É provável que muita gente vá imigrar para os Estados Unidos. Sanyal aceita que a população do país vai crescer. Mas para aumentar a este ritmo, ele insiste que outros países teriam de estar mostrando quedas na população - quedas que não aparecem nos dados da ONU.
No geral, Sanyal prevê um quadro muito diferente do da ONU, com a população mundial chegando a 8,7 bilhões por volta de 2050, e caindo para cerca de 8 bilhões até o final do século. Esse número é cerca de um bilhão a mais do que temos agora, mas bem menos que os 11 bilhões previstos pela ONU.
Taxas de fertilidade
Ambos Sanyal e a ONU partiram dos mesmos dados - censos nacionais de 2010. A diferença surge porque eles fazem suposições diferentes sobre fertilidade, mortalidade e migração. "Eu levei em conta duas ou três coisas que eu acho que não são adequadamente refletidas no relatório da ONU", explica Sanyal.

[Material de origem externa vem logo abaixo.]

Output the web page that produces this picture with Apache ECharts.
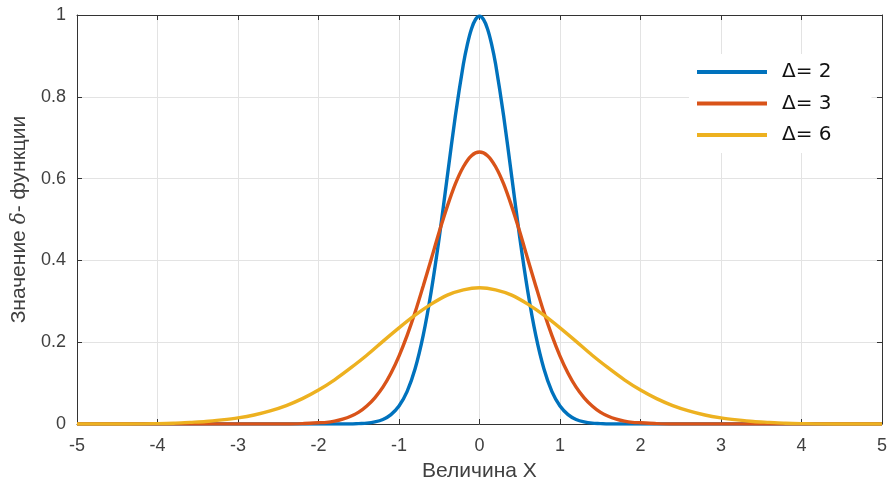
<!DOCTYPE html>
<html>
<head>
<meta charset="utf-8">
<script src="https://cdn.jsdelivr.net/npm/echarts@6/dist/echarts.min.js"></script>
<style>
html,body{margin:0;padding:0;background:#fff;}
#chart{width:890px;height:487px;}
</style>
</head>
<body>
<div id="chart"></div>
<script>
// ---- data ----
const seriesNames = ['Δ= 2', 'Δ= 3', 'Δ= 6'];

const blueX = [-5, -4, -3, -2, -1.6, -1.5, -1.4, -1.3, -1.2, -1.1, -1.0, -0.9, -0.8, -0.7, -0.6, -0.5, -0.4, -0.3, -0.2, -0.15, -0.1, -0.05, 0,
  0.05, 0.1, 0.15, 0.2, 0.3, 0.4, 0.5, 0.6, 0.7, 0.8, 0.9, 1.0, 1.1, 1.2, 1.3, 1.4, 1.5, 1.6, 2, 3, 4, 5];
const blueY = [0, 0, 0, 0, 0, 0.001, 0.002, 0.005, 0.011, 0.023, 0.044, 0.079, 0.135, 0.216, 0.324, 0.456, 0.605, 0.753, 0.880, 0.929, 0.966, 0.989, 0.997,
  0.989, 0.966, 0.929, 0.880, 0.753, 0.605, 0.456, 0.324, 0.216, 0.135, 0.079, 0.044, 0.023, 0.011, 0.005, 0.002, 0.001, 0, 0, 0, 0, 0];

const orangeX = [-5, -4, -3, -2.4, -2.2, -2.0, -1.9, -1.8, -1.7, -1.6, -1.5, -1.4, -1.3, -1.2, -1.1, -1.0, -0.9, -0.8, -0.7, -0.6, -0.5, -0.4, -0.3, -0.2, -0.1, 0,
  0.1, 0.2, 0.3, 0.4, 0.5, 0.6, 0.7, 0.8, 0.9, 1.0, 1.1, 1.2, 1.3, 1.4, 1.5, 1.6, 1.7, 1.8, 1.9, 2.0, 2.2, 2.4, 3, 4, 5];
const orangeY = [0, 0, 0, 0, 0.001, 0.003, 0.004, 0.007, 0.012, 0.019, 0.029, 0.044, 0.064, 0.090, 0.124, 0.166, 0.216, 0.273, 0.337, 0.403, 0.470, 0.532, 0.587, 0.629, 0.656, 0.665,
  0.656, 0.629, 0.587, 0.532, 0.470, 0.403, 0.337, 0.273, 0.216, 0.166, 0.124, 0.090, 0.064, 0.044, 0.029, 0.019, 0.012, 0.007, 0.004, 0.003, 0.001, 0, 0, 0, 0];

const yellowX = [-5, -4.4, -4.0, -3.8, -3.6, -3.4, -3.2, -3.0, -2.8, -2.6, -2.4, -2.2, -2.0, -1.8, -1.6, -1.4, -1.2, -1.0, -0.8, -0.6, -0.4, -0.2, 0,
  0.2, 0.4, 0.6, 0.8, 1.0, 1.2, 1.4, 1.6, 1.8, 2.0, 2.2, 2.4, 2.6, 2.8, 3.0, 3.2, 3.4, 3.6, 3.8, 4.0, 4.4, 5];
const yellowY = [0, 0, 0.001, 0.002, 0.004, 0.006, 0.010, 0.015, 0.022, 0.032, 0.045, 0.062, 0.083, 0.108, 0.137, 0.168, 0.202, 0.235, 0.266, 0.293, 0.315, 0.328, 0.333,
  0.328, 0.315, 0.293, 0.266, 0.235, 0.202, 0.168, 0.137, 0.108, 0.083, 0.062, 0.045, 0.032, 0.022, 0.015, 0.010, 0.006, 0.004, 0.002, 0.001, 0, 0];

const xTicks = { min: -5, max: 5, interval: 1 };
const yTicks = { min: 0, max: 1, interval: 0.2 };
// ----------------------------------------------

function pairs(xs, ys) { return xs.map((x, i) => [x, ys[i]]); }

const colors = ['#0072BD', '#D95319', '#EDB120'];
const axisCol = '#404040';
const font = 'Liberation Sans';

const chart = echarts.init(document.getElementById('chart'), null, { renderer: 'canvas' });

const baseX = {
  type: 'value', min: xTicks.min, max: xTicks.max, interval: xTicks.interval
};
const baseY = {
  type: 'value', min: yTicks.min, max: yTicks.max, interval: yTicks.interval
};

chart.setOption({
  animation: false,
  backgroundColor: '#ffffff',
  color: colors,
  grid: { left: 77, right: 5, top: 15, bottom: 60, containLabel: false },
  legend: {
    orient: 'vertical',
    left: 689, top: 54,
    padding: [8, 40, 8, 8],
    backgroundColor: '#ffffff',
    itemWidth: 70, itemHeight: 4, itemGap: 11.5,
    icon: 'rect',
    data: seriesNames,
    textStyle: { fontFamily: 'DejaVu Sans', fontSize: 20, color: '#111', lineHeight: 20, padding: [0, 0, 0, 10] }
  },
  xAxis: [
    Object.assign({}, baseX, {
      position: 'bottom',
      name: 'Величина X', nameLocation: 'middle', nameGap: 37,
      nameTextStyle: { fontFamily: font, fontSize: 21, color: axisCol },
      axisLine: { show: true, onZero: false, lineStyle: { color: '#333', width: 1 } },
      axisTick: { show: true, inside: true, length: 5, lineStyle: { color: '#333' } },
      axisLabel: { fontFamily: font, fontSize: 18, color: axisCol, margin: 13 },
      splitLine: { show: true, lineStyle: { color: '#e3e3e3', width: 1 } }
    }),
    Object.assign({}, baseX, {
      position: 'top',
      axisLine: { show: true, onZero: false, lineStyle: { color: '#333', width: 1 } },
      axisTick: { show: true, inside: true, length: 5, lineStyle: { color: '#333' } },
      axisLabel: { show: false },
      splitLine: { show: false }
    })
  ],
  yAxis: [
    Object.assign({}, baseY, {
      position: 'left',
      name: '{a|Значение }{d|δ}{a|- функции}', nameLocation: 'middle', nameGap: 44,
      nameTextStyle: {
        rich: {
          a: { fontFamily: font, fontSize: 21, color: axisCol },
          d: { fontFamily: 'DejaVu Serif', fontStyle: 'italic', fontSize: 20, color: axisCol }
        }
      },
      axisLine: { show: true, onZero: false, lineStyle: { color: '#333', width: 1 } },
      axisTick: { show: true, inside: true, length: 5, lineStyle: { color: '#333' } },
      axisLabel: { fontFamily: font, fontSize: 18, color: axisCol, margin: 11 },
      splitLine: { show: true, lineStyle: { color: '#e3e3e3', width: 1 } }
    }),
    Object.assign({}, baseY, {
      position: 'right',
      axisLine: { show: true, onZero: false, lineStyle: { color: '#333', width: 1 } },
      axisTick: { show: true, inside: true, length: 5, lineStyle: { color: '#333' } },
      axisLabel: { show: false },
      splitLine: { show: false }
    })
  ],
  series: [
    { name: seriesNames[0], type: 'line', data: pairs(blueX, blueY), showSymbol: false, smooth: 0.3, lineStyle: { width: 3.4, color: colors[0] }, z: 3 },
    { name: seriesNames[1], type: 'line', data: pairs(orangeX, orangeY), showSymbol: false, smooth: 0.3, lineStyle: { width: 3.4, color: colors[1] }, z: 4 },
    { name: seriesNames[2], type: 'line', data: pairs(yellowX, yellowY), showSymbol: false, smooth: 0.3, lineStyle: { width: 3.4, color: colors[2] }, z: 5 }
  ]
});
</script>
</body>
</html>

"Eu provavelmente dei mais importância à fatores como o preconceito de gênero em países como China e Índia. O fato de que eles são países com muito menos mulheres em idade fértil do que a sua população em geral poderia sugerir."
As previsões da ONU também assumem, de acordo com Sanyal, que todas as taxas de fertilidade irão convergir para a taxa de substituição - uma "suposição estranha" em sua opinião. "Nós não vimos nenhum país onde as taxas de fertilidade caíram dramaticamente e voltaram a subir à uma média que corresponde a de substituição", diz ele.
E a ONU tem subestimado o impacto da urbanização sobre a redução das taxas de fertilidade, argumenta. Até agora, como ele diz, a urbanização tem sido "um poderoso anticoncepcional" em todos os países.
Variante médio
Por sua vez, os especialistas da ONU dizem que Sanyal deve ter assumido declínios muito acentuados nas taxas de fertilidade, que eles não consideram, e que alterações muito pequenas na taxa de fertilidade global podem ter um enorme impacto em décadas por vir. As previsões da ONU destacam isso.
A estimativa de 10,9 bilhões em 2100 é o que é conhecido como o "variante médio", que representa o que a ONU considera o caminho do meio. Mas, se você assumir uma taxa de fertilidade de metade de uma criança abaixo disso, a população do mundo cairia para 6,8 bilhões até o final do século. Adicione metade de uma criança no modelo da ONU e esse número atinge 16,6 bilhões.
Além disso, pequenas mudanças nas taxas de fertilidade têm um efeito mais marcante ao longo do tempo. As previsões de Sanyal e da ONU diferem em 800 milhões em 2050. No entanto, isso aumenta para 2,8 bilhões até 2100. Há espaço de sobra para discordância. Mas vamos torcer para que as divergências não sejam "fora de controle".